Quindicenne: poco più che un ragazzetto, un pischello insomma. Writer: graffitista, attore di una manifestazione sociale e culturale di creatività che interviene sul tessuto urbano. Imbratta: verbo d’accezione dispregiativa che descrive l’insudiciare fino a sporcarne la dignità. Muri del parcheggio: è piuttosto evidente, ma è bene specificarlo che si tratta di un immobile pubblico e di nessun valore storico o paesaggistico. Denunciato: con tutto quel che ne consegue nei termini di azione legale, compreso qualche futuro imbarazzo sociale perché si sa che son cose che ci si porta appresso.

Il ragionamento che vorrei fare non è certo sul merito della “notizia”, che non è poi così interessante disquisire se l’opera del writer in erba sia più ascrivibile all’arte o all’atto vandalico: è che, nelle intenzioni, non nasce certo come atto vandalico.

Ora, in una città che non è certo mai stata ridente ma decorosa sì, non stupisce che il decoro sia un irrinunciabile attributo per il quale le forze dell’ordine devono vegliare incessantemente. Ma questa città ha anche perseguito con tenacia la corsa per il marchio di “creativa”, che qualcosa vorrà pur dire anche nella tutela di chi cerca, maldestramente, di perseguirla a sua volta, quella creatività di cui tanto si parla e spesso si blatera. C’è che forse è il caso di provare, chissà, per il futuro, a cambiare attitudine nei confronti dei luoghi e dei modi della produzione di qualcosa di creativo. Che può anche essere il lavoro clandestino di un writer.

Tra Banksy e quel pischello, l’unica differenza non può e non deve essere il valore economico dell’opera: concettualmente sono comunque, in qualche modo e non del tutto, assimilabili. Una città più colorata e raccontata dai graffitari potrebbe non dispiacere, anzi. E non stiamo certo parlando di riempire di scarabocchi il Battistero. Stiamo parlando del fatto che invece delle denunce e dell’indignazione sono opportuni dei ragionamenti su come convogliare queste pulsioni artistiche che hanno nel loro Dna tracce d’illegalità, tanto da essere disciplinate, e molto, dal regolamento di polizia urbana messo in cantiere dall’attuale amministrazione.
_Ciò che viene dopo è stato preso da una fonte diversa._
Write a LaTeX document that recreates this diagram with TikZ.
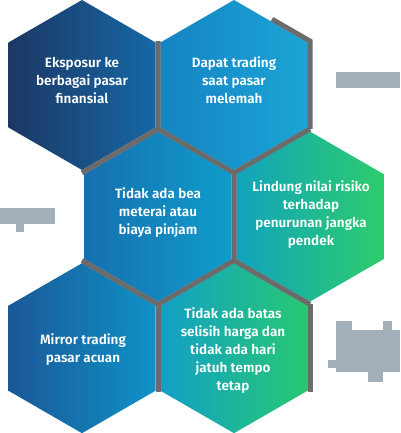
\documentclass[tikz,border=0pt]{standalone}
\usepackage{fontspec}
\newfontfamily\hexfont{Fira Sans}[UprightFont=* SemiBold]
\definecolor{gapgray}{HTML}{6B6B6B}
\definecolor{blobgray}{HTML}{A3B0BA}
\definecolor{cA1}{HTML}{1C3763}\definecolor{cA2}{HTML}{1668A6}
\definecolor{cB1}{HTML}{1583C2}\definecolor{cB2}{HTML}{1BA5D6}
\definecolor{cC1}{HTML}{166FAE}\definecolor{cC2}{HTML}{0F9DCC}
\definecolor{cD1}{HTML}{11A3BD}\definecolor{cD2}{HTML}{2DCD6C}
\definecolor{cE1}{HTML}{1A5896}\definecolor{cE2}{HTML}{0F92C8}
\definecolor{cF1}{HTML}{12A0C6}\definecolor{cF2}{HTML}{28C872}
\newcommand\hexcellpath[4]{%
  \path[#4,shift={(#1,#2)}] (90:#3) -- (30:#3) -- (-30:#3) -- (-90:#3) -- (-150:#3) -- (150:#3) -- cycle;}
\tikzset{
  hextext/.style={align=center,text=white,inner sep=0pt,
    font=\hexfont\fontsize{13.5}{18}\selectfont},
  gapline/.style={draw=gapgray,line width=5pt,line join=miter},
  blob/.style={fill=blobgray}
}
\begin{document}
\begin{tikzpicture}[x=1pt,y=-1pt]
\useasboundingbox (0,0) rectangle (400,433);
\fill[white] (0,0) rectangle (400,433);
% coloured cells
\hexcellpath{82}{85}{85}{left color=cA1,right color=cA2}
\hexcellpath{234}{85}{85}{left color=cB1,right color=cB2}
\hexcellpath{158}{216.6}{85}{left color=cC1,right color=cC2}
\hexcellpath{310}{216.6}{85}{left color=cD1,right color=cD2}
\hexcellpath{82}{348.2}{85}{left color=cE1,right color=cE2}
\hexcellpath{234}{348.2}{85}{left color=cF1,right color=cF2}
% gaps between cells
\coordinate (g1) at (158,41.1);
\coordinate (g2) at (158,128.9);
\coordinate (g3) at (234,172.8);
\coordinate (g4) at (234,260.5);
\coordinate (g5) at (310,304.4);
\coordinate (g6) at (82,172.8);
\coordinate (g7) at (310,128.9);
\coordinate (g8) at (82,260.5);
\coordinate (g9) at (158,304.4);
\coordinate (g10) at (158,392.1);
\coordinate (g11) at (272,19.2);
\coordinate (g12) at (310,41.1);
\coordinate (g13) at (310,392.1);
\draw[gapline] (g1) -- (g2) -- (g3) -- (g4) -- (g5);
\draw[gapline] (g6) -- (g2);
\draw[gapline] (g3) -- (g7);
\draw[gapline] (g8) -- (g9) -- (g4);
\draw[gapline] (g9) -- (g10);
\draw[gapline] (g11) -- (g12) -- (g7);
\draw[gapline] (g5) -- (g13);
% texts
\node[hextext] (h1) at (82,80) {Eksposur ke\\berbagai pasar\\finansial};
\node[hextext] (h2) at (234,80) {Dapat trading\\saat pasar\\melemah};
\node[hextext] (h3) at (158,213) {Tidak ada bea\\meterai atau\\biaya pinjam};
\node[hextext] (h4) at (311,215) {Lindung nilai risiko\\terhadap\\penurunan jangka\\pendek};
\node[hextext] (h5) at (83,350) {Mirror trading\\pasar acuan};
\node[hextext] (h6) at (233,351) {Tidak ada batas\\selisih harga dan\\tidak ada hari\\jatuh tempo\\tetap};
% blurred side blocks
\fill[blob] (336,72) rectangle (400,88);
\fill[blob] (0,208) rectangle (55,224);
\fill[blob] (16,224) rectangle (24,232);
\fill[blob] (336,330) rectangle (400,372);
\fill[blob] (336,321) rectangle (352,330);
\fill[blob] (383,321) rectangle (392,330);
\fill[blob] (328,360) rectangle (336,368);
\fill[blob] (368,372) rectangle (383,382);
\end{tikzpicture}
\end{document}
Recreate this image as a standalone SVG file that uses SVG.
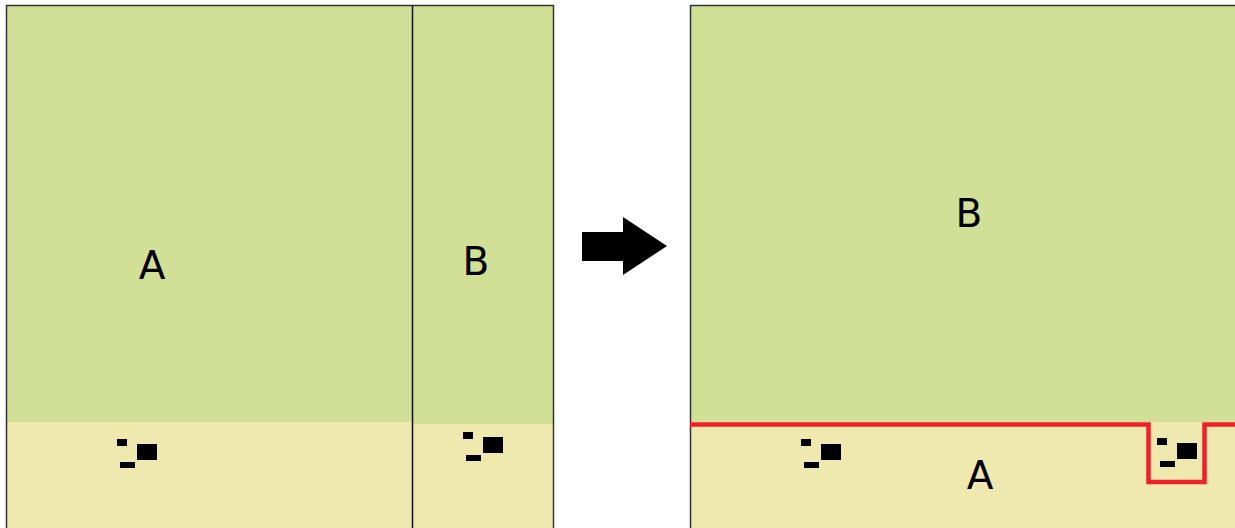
<svg xmlns="http://www.w3.org/2000/svg" width="1235" height="528" viewBox="0 0 1235 528">
  <style>
    .green { fill: #d2df97; }
    .sand { fill: #efe9b0; }
    .frame { fill: none; stroke: #333333; stroke-width: 1.5; }
    .divider { stroke: #111111; stroke-width: 1.5; }
    .chip { fill: #000000; }
    .label { font-family: "DejaVu Sans", "Liberation Sans", sans-serif; font-size: 39px; fill: #000000; text-anchor: middle; }
    .edge { fill: none; stroke: #ee2028; stroke-width: 4.5; stroke-linejoin: miter; }
  </style>
  <defs>
    <!-- small black marker made of three blocks -->
    <g id="chips">
      <rect class="chip" x="0" y="0" width="10" height="7"/>
      <rect class="chip" x="20" y="5" width="20" height="16"/>
      <rect class="chip" x="3" y="23" width="15" height="6"/>
    </g>
  </defs>
  <rect width="1235" height="528" fill="#ffffff"/>

  <!-- before: two side-by-side regions -->
  <g id="left-a">
    <rect class="green" x="7" y="6" width="405" height="416"/>
    <rect class="sand" x="7" y="422" width="405" height="110"/>
    <use href="#chips" x="117" y="439"/>
    <text class="label" x="152" y="279">A</text>
  </g>
  <g id="left-b">
    <rect class="green" x="412" y="6" width="141" height="418"/>
    <rect class="sand" x="412" y="424" width="141" height="108"/>
    <use href="#chips" x="463" y="432"/>
    <text class="label" x="476" y="275">B</text>
  </g>
  <rect class="frame" x="6.5" y="5.5" width="547" height="530"/>
  <line class="divider" x1="412.5" y1="5.5" x2="412.5" y2="530"/>

  <!-- transition arrow -->
  <g id="arrow">
    <polygon fill="#000000" points="582,232 623,232 623,217 667,246 623,275 623,261 582,261"/>
  </g>

  <!-- after: B over A -->
  <g id="right-b">
    <rect class="green" x="690" y="6" width="550" height="416"/>
    <text class="label" x="969" y="227">B</text>
  </g>
  <g id="right-a">
    <rect class="sand" x="690" y="422" width="550" height="110"/>
    <use href="#chips" x="801" y="439"/>
    <use href="#chips" x="1157" y="438"/>
    <text class="label" x="980" y="489">A</text>
  </g>
  <rect class="frame" x="690.5" y="5.5" width="600" height="530"/>
  <g id="connectors">
    <polyline class="edge" points="690,424.5 1148.5,424.5 1148.5,482 1204.5,482 1204.5,424.5 1240,424.5"/>
  </g>
</svg>
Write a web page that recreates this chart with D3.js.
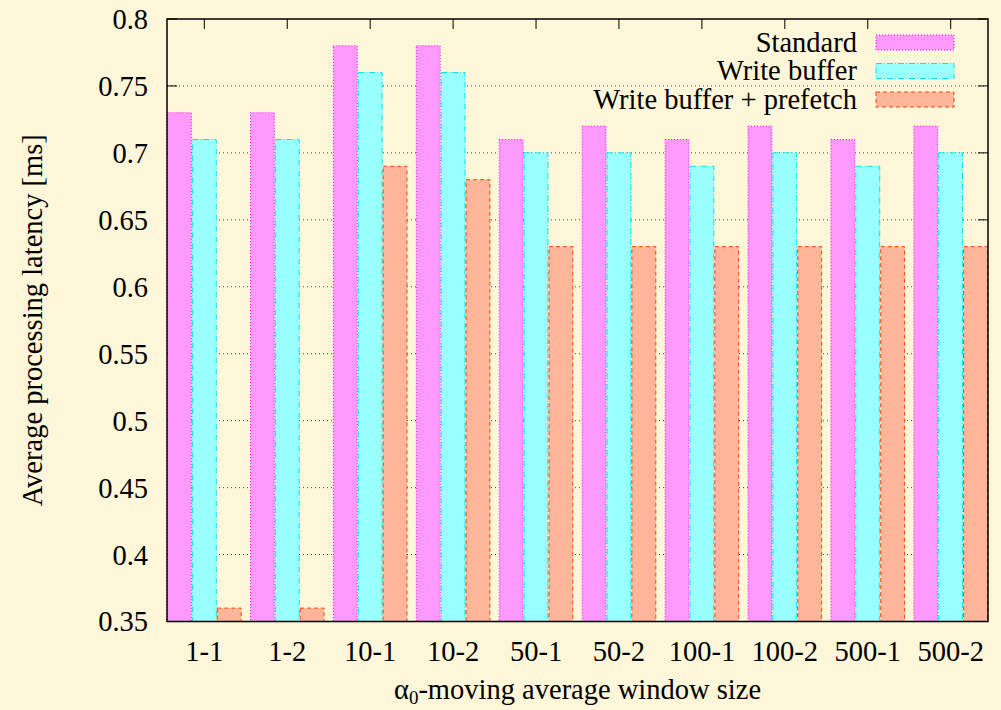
<!DOCTYPE html>
<html>
<head>
<meta charset="utf-8">
<script src="https://cdn.jsdelivr.net/npm/d3@7"></script>
<style>
  html, body { margin: 0; padding: 0; background: #fdf6d8; }
  svg { display: block; }
</style>
</head>
<body>
<script>
// window sizes on the x axis
const categories = ['1-1', '1-2', '10-1', '10-2', '50-1', '50-2', '100-1', '100-2', '500-1', '500-2'];
const seriesNames = ['Standard', 'Write buffer', 'Write buffer + prefetch'];

// average latency [ms]
const standard    = [0.73, 0.73, 0.78, 0.78, 0.71, 0.72, 0.71, 0.72, 0.71, 0.72];
const writeBuffer = [0.71, 0.71, 0.76, 0.76, 0.70, 0.70, 0.69, 0.70, 0.69, 0.70];
const prefetch    = [0.36, 0.36, 0.69, 0.68, 0.63, 0.63, 0.63, 0.63, 0.63, 0.63];

const yTicks = [0.35, 0.4, 0.45, 0.5, 0.55, 0.6, 0.65, 0.7, 0.75, 0.8];

const width = 1001, height = 710;
const margin = {top: 19, right: 13, bottom: 88.5, left: 167};
const innerW = width - margin.left - margin.right;
const innerH = height - margin.top - margin.bottom;
const fontFamily = 'Liberation Serif';
const fontSize = 28.5;

const styles = [
  {fill: '#ff99ff', stroke: '#ff00ff', dash: '1,2'},
  {fill: '#99ffff', stroke: '#00e5ee', dash: '6,2,1,2'},
  {fill: '#ffb599', stroke: '#ff4500', dash: '4,3'},
];

const values = [standard, writeBuffer, prefetch];
let rows = categories.map((c, i) => ({
  cat: c,
  vals: seriesNames.map((s, j) => ({series: s, idx: j, value: values[j][i]}))
}));

let svg = d3.select('body').append('svg')
  .attr('width', width)
  .attr('height', height);

svg.append('rect')
  .attr('width', width).attr('height', height)
  .attr('fill', '#fdf6d8');

let addText = function(sel) {
  return sel.append('text')
    .attr('font-family', fontFamily)
    .attr('font-size', fontSize)
    .attr('fill', '#000');
};

let g = svg.append('g')
  .attr('transform', 'translate(' + margin.left + ',' + margin.top + ')');

let x = d3.scaleBand().domain(categories).range([0, innerW]).paddingInner(0.1).paddingOuter(0);
let xSub = d3.scaleBand().domain(seriesNames).range([0, x.bandwidth()]);
let y = d3.scaleLinear().domain([0.35, 0.8]).range([innerH, 0]);

// grid lines (dotted, behind bars)
g.append('g')
  .selectAll('line')
  .data(yTicks.filter(t => t > 0.35 && t < 0.8))
  .enter()
  .append('line')
  .attr('x1', 0).attr('x2', innerW)
  .attr('y1', d => y(d)).attr('y2', d => y(d))
  .attr('stroke', '#444')
  .attr('stroke-width', 1)
  .attr('stroke-dasharray', '1,3');

// tick marks: left/right with values, top/bottom at category centres
let tickLen = 10;
let tickG = g.append('g').attr('stroke', '#000').attr('stroke-width', 1);
yTicks.forEach(t => {
  tickG.append('line').attr('x1', 0).attr('x2', tickLen).attr('y1', y(t)).attr('y2', y(t));
  tickG.append('line').attr('x1', innerW).attr('x2', innerW - tickLen).attr('y1', y(t)).attr('y2', y(t));
});
categories.forEach(c => {
  let cx = x(c) + x.bandwidth() / 2;
  tickG.append('line').attr('x1', cx).attr('x2', cx).attr('y1', 0).attr('y2', tickLen);
  tickG.append('line').attr('x1', cx).attr('x2', cx).attr('y1', innerH).attr('y2', innerH - tickLen);
});

// bars
let groups = g.selectAll('.grp')
  .data(rows)
  .enter()
  .append('g')
  .attr('class', 'grp')
  .attr('transform', d => 'translate(' + x(d.cat) + ',0)');

groups.selectAll('rect')
  .data(d => d.vals)
  .enter()
  .append('rect')
  .attr('x', d => xSub(d.series) + 0.5)
  .attr('y', d => y(d.value))
  .attr('width', xSub.bandwidth() - 1)
  .attr('height', d => y(0.35) - y(d.value))
  .attr('fill', d => styles[d.idx].fill)
  .attr('stroke', d => styles[d.idx].stroke)
  .attr('stroke-width', 1)
  .attr('stroke-dasharray', d => styles[d.idx].dash);

// border
g.append('rect')
  .attr('x', 0).attr('y', 0)
  .attr('width', innerW).attr('height', innerH)
  .attr('fill', 'none')
  .attr('stroke', '#000')
  .attr('stroke-width', 1.5);

// y tick labels
yTicks.forEach(t => {
  addText(g)
    .attr('x', -19)
    .attr('y', y(t))
    .attr('dy', '0.35em')
    .attr('text-anchor', 'end')
    .text(d3.format('')(t));
});

// x tick labels
categories.forEach(c => {
  addText(g)
    .attr('x', x(c) + x.bandwidth() / 2)
    .attr('y', innerH + 39)
    .attr('text-anchor', 'middle')
    .text(c);
});

// axis titles
let xt = addText(svg)
  .attr('x', margin.left + innerW / 2)
  .attr('y', 699)
  .attr('text-anchor', 'middle');
xt.append('tspan').text('α');
xt.append('tspan').attr('dy', 5).attr('font-size', 19).text('0');
xt.append('tspan').attr('dy', -5).text('-moving average window size');

addText(svg)
  .attr('transform', 'translate(42,' + (margin.top + innerH / 2) + ') rotate(-90)')
  .attr('text-anchor', 'middle')
  .text('Average processing latency [ms]');

// legend
seriesNames.forEach((s, i) => {
  let cy = 42.5 + i * 28.5;
  addText(svg)
    .attr('x', 857)
    .attr('y', cy)
    .attr('dy', '0.33em')
    .attr('text-anchor', 'end')
    .text(s);
  svg.append('rect')
    .attr('x', 876).attr('y', cy - 7.5)
    .attr('width', 78).attr('height', 15)
    .attr('fill', styles[i].fill)
    .attr('stroke', styles[i].stroke)
    .attr('stroke-width', 1)
    .attr('stroke-dasharray', styles[i].dash);
});
</script>
</body>
</html>
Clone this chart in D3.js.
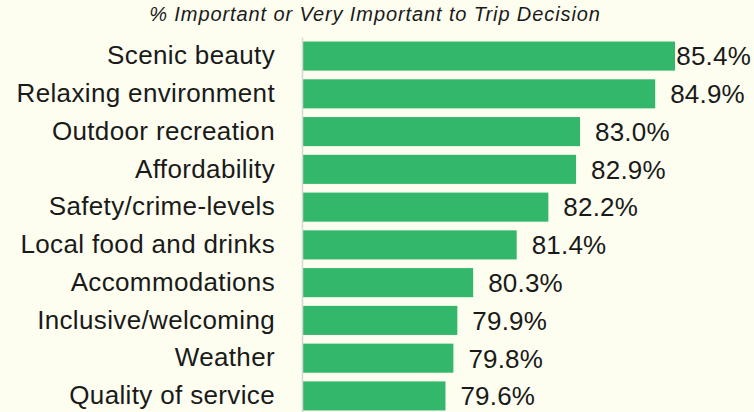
<!DOCTYPE html>
<html>
<head>
<meta charset="utf-8">
<script src="https://cdn.jsdelivr.net/npm/d3@7"></script>
<style>
  html, body { margin: 0; padding: 0; background: #fdfef0; }
  svg { display: block; font-family: "Liberation Sans", Arial, sans-serif; }
</style>
</head>
<body>
<svg id="chart"></svg>
<script>
// data
var categories = ['Scenic beauty', 'Relaxing environment', 'Outdoor recreation', 'Affordability',
  'Safety/crime-levels', 'Local food and drinks', 'Accommodations', 'Inclusive/welcoming',
  'Weather', 'Quality of service'];
var values = [85.4, 84.9, 83.0, 82.9, 82.2, 81.4, 80.3, 79.9, 79.8, 79.6];
var title = '% Important or Very Important to Trip Decision';

var width = 754, height = 412;
var margin = {top: 37, left: 302, right: 79, bottom: 0};
var font = '"Liberation Sans", Arial, sans-serif';

var svg = d3.select('#chart').attr('width', width).attr('height', height);

var rows = categories.map(function (c, i) { return {name: c, value: values[i]}; });

var x = d3.scaleLinear().domain([76, 85.4]).range([margin.left + 1, width - margin.right]);
var y = d3.scaleBand().domain(categories)
  .range([margin.top, height + 3]).paddingInner(0.23).paddingOuter(0.12);

svg.append('text')
  .attr('x', width / 2 - 2)
  .attr('y', 21)
  .attr('text-anchor', 'middle')
  .style('font-style', 'italic')
  .style('font-size', '20px')
  .style('letter-spacing', '0.9px')
  .attr('fill', '#1a1a1a')
  .text(title);

// bars
svg.append('g').selectAll('rect')
  .data(rows)
  .enter().append('rect')
  .attr('x', x(76))
  .attr('y', function (d) { return y(d.name); })
  .attr('width', function (d) { return x(d.value) - x(76); })
  .attr('height', y.bandwidth())
  .attr('fill', '#33b86b');

// category axis
var axis = svg.append('g')
  .attr('transform', 'translate(' + margin.left + ',0)')
  .call(d3.axisLeft(y).tickSize(0).tickPadding(27));
axis.select('.domain').attr('stroke', '#d6d6d6').attr('stroke-width', 1.5);
axis.selectAll('text')
  .style('font-size', '26px')
  .style('font-family', font)
  .style('letter-spacing', '0.35px')
  .attr('fill', '#1a1a1a');

// value labels
var labels = svg.append('g').selectAll('text')
  .data(rows)
  .enter().append('text')
  .attr('y', function (d) { return y(d.name) + y.bandwidth() / 2; })
  .attr('dy', '0.36em')
  .style('font-size', '26px')
  .style('letter-spacing', '0.2px')
  .attr('fill', '#1a1a1a')
  .text(function (d) { return d.value.toFixed(1) + '%'; });

labels.attr('x', function (d) {
  var w = this.getComputedTextLength();
  return Math.min(x(d.value) + 15, width - w - 3);
});
</script>
</body>
</html>
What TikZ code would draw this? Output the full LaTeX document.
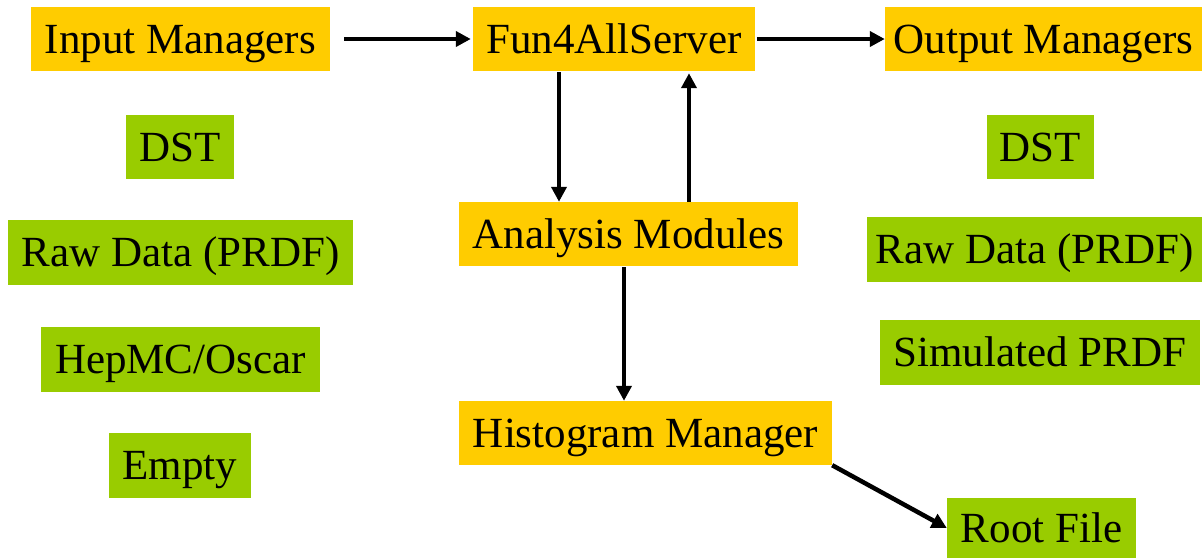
\documentclass[tikz,border=0pt]{standalone}
\usepackage{fontspec}
\setmainfont{Liberation Serif}
\usetikzlibrary{arrows.meta}
\definecolor{boxorange}{HTML}{FFCC00}
\definecolor{boxgreen}{HTML}{99CC00}
\begin{document}
\begin{tikzpicture}[x=1pt,y=-1pt,
  bx/.style={inner sep=0pt, minimum height=64pt, text height=28.5pt, text depth=0pt, font=\fontsize{43}{50}\selectfont},
  orangebox/.style={bx, fill=boxorange},
  greenbox/.style={bx, fill=boxgreen},
  arr/.style={line width=4.5pt, -{Triangle[length=15pt,width=15pt]}}]
\useasboundingbox (0,0) rectangle (1202,558);
% top row
\node[orangebox, minimum width=299pt] (in) at (180.5,39) {Input Managers};
\node[orangebox, minimum width=282pt] (f4a) at (614,39) {Fun4AllServer};
\node[orangebox, minimum width=317pt] (out) at (1043.5,39) {Output Managers};
% input list
\node[greenbox, minimum width=108pt] (dstL) at (180,147) {DST};
\node[greenbox, minimum width=345pt, minimum height=65pt] (rawL) at (180.5,252.5) {Raw Data (PRDF)};
\node[greenbox, minimum width=279pt, minimum height=65pt] (hep) at (180.5,359.5) {HepMC/Oscar};
\node[greenbox, minimum width=142pt, minimum height=65pt] (empty) at (180,465.5) {Empty};
% middle
\node[orangebox, minimum width=339pt] (ana) at (628.5,234) {Analysis Modules};
\node[orangebox, minimum width=373pt] (hist) at (645.5,433) {Histogram Manager};
% output list
\node[greenbox, minimum width=107pt] (dstR) at (1040.5,147) {DST};
\node[greenbox, minimum width=335pt, minimum height=65pt] (rawR) at (1034.5,249.5) {Raw Data (PRDF)};
\node[greenbox, minimum width=320pt, minimum height=65pt] (sim) at (1040,352.5) {Simulated PRDF};
\node[greenbox, minimum width=189pt, minimum height=60pt] (root) at (1041.5,528) {Root File};
% connectors
\coordinate (xa) at (559,0);
\coordinate (xb) at (689,0);
\coordinate (xc) at (624,0);
\draw[arr, shorten <=14pt, shorten >=2pt] (in.east) -- (f4a.west);
\draw[arr, shorten <=2pt] (f4a.east) -- (out.west);
\draw[arr, shorten <=1pt] (xa |- f4a.south) -- (xa |- ana.north);
\draw[arr, shorten >=2pt] (xb |- ana.north) -- (xb |- f4a.south);
\draw[arr, shorten <=1pt] (xc |- ana.south) -- (xc |- hist.north);
\draw[arr] (hist.south east) -- (root.west);
\end{tikzpicture}
\end{document}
A dire il vero, già il precedente regolamento, risalente al 1938, in un comma dell’articolo 69 prevedeva il divieto di “recare danno o sfregio e comunque insudiciare, anche con iscrizioni e disegni edifici pubblici e privati”. Ma l’articolo 38 dell’approvando regolamento titola espressamente “Scritte e graffiti”, riconoscendo implicitamente un eventuale “valore creativo” all’atto. A questo punto perché, in luogo dell’enfasi repressiva, non aprire un cantiere creativo presso la Fondazione Pistoletto a cui affidare gli autori – generalmente pischelli – di questo vituperato crimine? Potrebbero così, prima o poi, rendere più ridente colorata e, finalmente, creativa questa città certificata Unesco.